Vendredi matin 13 décembre, Emmanuel Macron lui dit qu’il a l’intention de nommer Sébastien Lecornu. « Je me suis allié à vous pour faire de grandes choses, pas de petites choses », rétorque François Bayrou, qui s’est toujours méfié du ministre démissionnaire des armées qu’il tient pour un apparatchik et un courtisan.
Le président de la République défend son choix. « Alors, je vous quitte », tranche le maire de Pau, dans une colère froide, actant que leur aventure commune s’arrête là. « Je vous rappelle », temporise Emmanuel Macron qui, au terme d’une folle matinée – un happening qui a frôlé le vaudeville –, s’est finalement résolu à le nommer. La boucle est bouclée. Le macronisme, qui a pris le pouvoir avec et sans doute grâce à François Bayrou – avant de dériver à droite – pourrait donc se terminer avec lui, au centre.
M. Macron aveuglé par l’illusion qu’il restait le maître du jeu
Depuis le vote des Français, qui ont par deux fois sanctionné le camp présidentiel, aux européennes et aux législatives, le chef de l’Etat – qui a tant de mal à se déposséder de son pouvoir – fait tout pour le faire oublier.

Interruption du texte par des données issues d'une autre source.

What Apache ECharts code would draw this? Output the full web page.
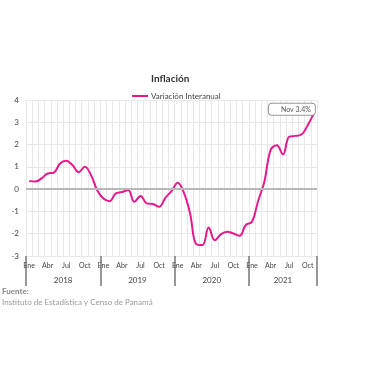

Au lendemain du second tour des législatives, il avait demandé une « trêve olympique » pour finalement nommer Michel Barnier, issu d’un parti qui avait fait moins de 5 % à l’élection présidentielle de 2022 et n’est plus que le cinquième groupe à l’Assemblée nationale, ignorant délibérément la coalition de gauche, arrivée en tête. Après la censure, même scénario, en accéléré : Emmanuel Macron prend tout son temps, met en scène des consultations, pour finalement nommer l’un des siens.